Wegner on Reexamination Reform

According to Hal Wegner's "Dear Jon letter" on patent reform, much more important than getting the average pendency down and eliminating the four-plus year reexaminations is that the Office immediately tackle the clearly most important reexaminations: Reexaminations that are filed by a losing party (or his strawman) after a full trial on the merits, after years of work on both sides, millions of dollars in fees by each side, and countless hours spent by a trial court, its staff and a jury.

He proposes an immediate fix to the most important reexamination proceedings that is available in the gap between now and the effective date of any new legislation:

We now have roughly sixty APJ’s who are eager and willing to take up the
post-grant review system that may pass Congress as early as next year. In the
meantime, why not designate two (2) of the most problematic reexaminations to
each APJ, immediately, and have the APJ clear up the 120 most serious
reexamination cases. If this were done, all of the reexaminations that have
generated so much notoriety to the system could be disposed of quite promptly.
Within the category of the Top 120 Cases there could be included the longest
pending reexaminations.

APJ’s would also streamline the process through ad hoc innovations. For example, we are now experiencing "paperless" interference proceedings that have been established through ad hoc orders of APJ’s. Only APJ’s have the security in their positions to innovate in such a manner, to the great benefit of the system (and also providing a pathway for the Office at large).

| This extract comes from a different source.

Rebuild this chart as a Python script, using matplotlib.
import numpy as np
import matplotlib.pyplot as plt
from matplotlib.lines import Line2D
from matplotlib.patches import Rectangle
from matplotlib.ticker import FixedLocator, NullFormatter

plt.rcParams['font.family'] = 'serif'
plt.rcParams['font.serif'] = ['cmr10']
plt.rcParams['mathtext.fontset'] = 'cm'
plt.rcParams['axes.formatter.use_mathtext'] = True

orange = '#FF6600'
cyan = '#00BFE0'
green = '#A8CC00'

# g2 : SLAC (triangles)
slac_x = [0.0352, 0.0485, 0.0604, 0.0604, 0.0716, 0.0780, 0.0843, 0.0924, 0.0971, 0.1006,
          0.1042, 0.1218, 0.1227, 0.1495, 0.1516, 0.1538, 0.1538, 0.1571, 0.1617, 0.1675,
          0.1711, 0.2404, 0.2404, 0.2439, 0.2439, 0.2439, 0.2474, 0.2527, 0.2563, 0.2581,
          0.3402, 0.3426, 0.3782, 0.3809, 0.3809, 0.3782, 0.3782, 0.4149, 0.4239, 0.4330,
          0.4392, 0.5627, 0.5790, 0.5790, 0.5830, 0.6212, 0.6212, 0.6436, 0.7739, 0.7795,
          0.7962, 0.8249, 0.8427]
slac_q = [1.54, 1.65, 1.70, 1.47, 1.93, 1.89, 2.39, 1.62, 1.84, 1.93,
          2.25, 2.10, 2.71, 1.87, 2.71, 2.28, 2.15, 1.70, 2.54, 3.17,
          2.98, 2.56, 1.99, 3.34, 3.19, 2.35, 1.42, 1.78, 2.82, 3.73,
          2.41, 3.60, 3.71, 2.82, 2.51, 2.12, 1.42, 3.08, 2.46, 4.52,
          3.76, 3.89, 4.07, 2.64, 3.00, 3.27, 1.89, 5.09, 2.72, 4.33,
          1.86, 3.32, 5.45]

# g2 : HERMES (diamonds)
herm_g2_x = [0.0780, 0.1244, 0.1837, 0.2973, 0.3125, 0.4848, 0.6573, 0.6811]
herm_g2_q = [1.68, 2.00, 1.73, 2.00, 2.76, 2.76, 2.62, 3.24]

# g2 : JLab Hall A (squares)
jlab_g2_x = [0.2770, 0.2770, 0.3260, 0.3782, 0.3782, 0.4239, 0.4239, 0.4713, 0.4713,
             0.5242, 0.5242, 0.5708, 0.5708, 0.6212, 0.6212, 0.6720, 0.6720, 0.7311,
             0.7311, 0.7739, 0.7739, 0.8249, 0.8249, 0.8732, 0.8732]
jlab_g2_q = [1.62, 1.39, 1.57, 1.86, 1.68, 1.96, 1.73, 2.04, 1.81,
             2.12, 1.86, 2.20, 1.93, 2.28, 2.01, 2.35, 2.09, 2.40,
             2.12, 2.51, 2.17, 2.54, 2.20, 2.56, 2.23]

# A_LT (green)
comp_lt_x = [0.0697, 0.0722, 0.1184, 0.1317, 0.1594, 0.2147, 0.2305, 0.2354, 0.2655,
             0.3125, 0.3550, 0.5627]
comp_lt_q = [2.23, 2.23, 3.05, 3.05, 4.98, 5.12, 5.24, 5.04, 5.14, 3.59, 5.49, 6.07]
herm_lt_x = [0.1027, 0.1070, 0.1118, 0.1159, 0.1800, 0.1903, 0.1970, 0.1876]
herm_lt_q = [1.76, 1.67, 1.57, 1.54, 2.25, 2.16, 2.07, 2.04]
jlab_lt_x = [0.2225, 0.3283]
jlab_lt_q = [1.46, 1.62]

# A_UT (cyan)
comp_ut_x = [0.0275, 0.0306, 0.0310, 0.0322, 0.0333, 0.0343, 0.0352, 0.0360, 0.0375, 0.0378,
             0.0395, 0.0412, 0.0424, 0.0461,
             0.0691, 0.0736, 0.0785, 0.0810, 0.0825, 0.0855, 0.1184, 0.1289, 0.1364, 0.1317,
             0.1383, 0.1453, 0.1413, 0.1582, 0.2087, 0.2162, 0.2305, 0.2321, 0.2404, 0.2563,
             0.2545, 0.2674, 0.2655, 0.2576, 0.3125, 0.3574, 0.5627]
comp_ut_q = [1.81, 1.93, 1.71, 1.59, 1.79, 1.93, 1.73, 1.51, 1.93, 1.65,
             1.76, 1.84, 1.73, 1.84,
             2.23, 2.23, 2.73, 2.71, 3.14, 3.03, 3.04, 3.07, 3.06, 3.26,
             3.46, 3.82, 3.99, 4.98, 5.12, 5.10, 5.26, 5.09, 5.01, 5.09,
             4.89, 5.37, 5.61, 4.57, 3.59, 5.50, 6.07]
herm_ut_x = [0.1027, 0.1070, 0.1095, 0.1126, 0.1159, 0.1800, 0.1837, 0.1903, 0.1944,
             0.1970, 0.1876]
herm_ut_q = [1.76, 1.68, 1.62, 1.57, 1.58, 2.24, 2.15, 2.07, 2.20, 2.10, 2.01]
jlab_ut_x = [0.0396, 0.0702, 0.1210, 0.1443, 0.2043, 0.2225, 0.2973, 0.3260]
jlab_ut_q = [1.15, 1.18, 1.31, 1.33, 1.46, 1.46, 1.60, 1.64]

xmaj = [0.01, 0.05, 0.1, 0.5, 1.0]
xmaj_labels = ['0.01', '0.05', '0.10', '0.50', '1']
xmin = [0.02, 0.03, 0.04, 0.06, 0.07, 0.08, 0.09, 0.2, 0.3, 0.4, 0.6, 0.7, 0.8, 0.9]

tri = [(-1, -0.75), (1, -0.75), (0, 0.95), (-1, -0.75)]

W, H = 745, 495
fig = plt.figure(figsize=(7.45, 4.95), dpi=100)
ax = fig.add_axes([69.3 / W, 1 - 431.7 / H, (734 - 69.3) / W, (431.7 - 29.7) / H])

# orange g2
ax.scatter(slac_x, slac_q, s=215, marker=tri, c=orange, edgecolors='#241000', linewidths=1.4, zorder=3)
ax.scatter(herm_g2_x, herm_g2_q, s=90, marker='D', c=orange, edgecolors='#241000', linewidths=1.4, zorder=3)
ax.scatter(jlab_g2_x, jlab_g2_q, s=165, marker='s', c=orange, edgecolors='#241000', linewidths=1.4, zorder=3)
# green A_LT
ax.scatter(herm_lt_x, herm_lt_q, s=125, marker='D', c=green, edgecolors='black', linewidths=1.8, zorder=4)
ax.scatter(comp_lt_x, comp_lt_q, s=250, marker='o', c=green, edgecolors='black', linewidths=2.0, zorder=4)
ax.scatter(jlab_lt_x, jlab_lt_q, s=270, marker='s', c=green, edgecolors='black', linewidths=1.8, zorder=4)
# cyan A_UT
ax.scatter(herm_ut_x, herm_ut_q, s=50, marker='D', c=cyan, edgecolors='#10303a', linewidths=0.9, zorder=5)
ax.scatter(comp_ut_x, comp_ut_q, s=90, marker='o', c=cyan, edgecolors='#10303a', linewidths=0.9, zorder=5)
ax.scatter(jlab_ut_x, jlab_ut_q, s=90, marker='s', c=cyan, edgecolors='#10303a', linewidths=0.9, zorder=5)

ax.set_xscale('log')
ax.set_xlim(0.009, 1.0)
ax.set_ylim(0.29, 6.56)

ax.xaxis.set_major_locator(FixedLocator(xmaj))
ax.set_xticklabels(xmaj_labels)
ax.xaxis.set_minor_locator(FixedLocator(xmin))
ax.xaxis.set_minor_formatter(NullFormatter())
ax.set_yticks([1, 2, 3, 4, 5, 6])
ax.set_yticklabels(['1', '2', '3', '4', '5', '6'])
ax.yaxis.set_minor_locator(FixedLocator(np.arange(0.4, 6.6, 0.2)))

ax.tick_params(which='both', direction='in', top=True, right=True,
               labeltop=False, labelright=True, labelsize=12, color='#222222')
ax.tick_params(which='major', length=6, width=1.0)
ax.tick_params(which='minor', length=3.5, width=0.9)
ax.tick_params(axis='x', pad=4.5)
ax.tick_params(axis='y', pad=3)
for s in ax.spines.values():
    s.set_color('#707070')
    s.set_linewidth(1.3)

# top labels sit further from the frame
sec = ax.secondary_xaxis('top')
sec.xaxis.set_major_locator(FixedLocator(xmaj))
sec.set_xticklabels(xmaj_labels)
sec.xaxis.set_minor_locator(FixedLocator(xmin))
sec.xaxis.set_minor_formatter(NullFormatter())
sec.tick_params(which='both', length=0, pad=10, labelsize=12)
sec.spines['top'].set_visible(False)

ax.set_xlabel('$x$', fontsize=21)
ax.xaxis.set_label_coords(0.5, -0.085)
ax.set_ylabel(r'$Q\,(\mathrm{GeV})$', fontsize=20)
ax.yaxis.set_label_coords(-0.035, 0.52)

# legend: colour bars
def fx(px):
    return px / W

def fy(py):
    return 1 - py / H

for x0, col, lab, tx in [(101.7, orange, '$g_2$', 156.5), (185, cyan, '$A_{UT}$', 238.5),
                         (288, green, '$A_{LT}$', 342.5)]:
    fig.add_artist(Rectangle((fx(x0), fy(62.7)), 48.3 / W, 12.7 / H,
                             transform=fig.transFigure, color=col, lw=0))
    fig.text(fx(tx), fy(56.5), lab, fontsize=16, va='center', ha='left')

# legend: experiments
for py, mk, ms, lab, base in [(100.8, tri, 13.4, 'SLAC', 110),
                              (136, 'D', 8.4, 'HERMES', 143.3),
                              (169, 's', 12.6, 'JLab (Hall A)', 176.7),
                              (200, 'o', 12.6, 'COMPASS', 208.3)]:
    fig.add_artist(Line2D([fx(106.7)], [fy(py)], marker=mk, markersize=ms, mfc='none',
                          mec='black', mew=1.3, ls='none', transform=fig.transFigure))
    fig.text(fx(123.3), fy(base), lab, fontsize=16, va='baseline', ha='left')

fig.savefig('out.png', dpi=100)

APJ’s should also be assigned all new reexaminations before the Order stage where there has been either (a) a prior reexamination proceeding filed; or (b) there is concurrent (or prior) litigation on the patent. Examiners are too often paralyzed into a default grant of an Order, when in fact there is no substantial new question of patentability. Only an APJ will have the confidence to deny a reexamination order in a case within these categories, which would greatly streamline the work of the Office.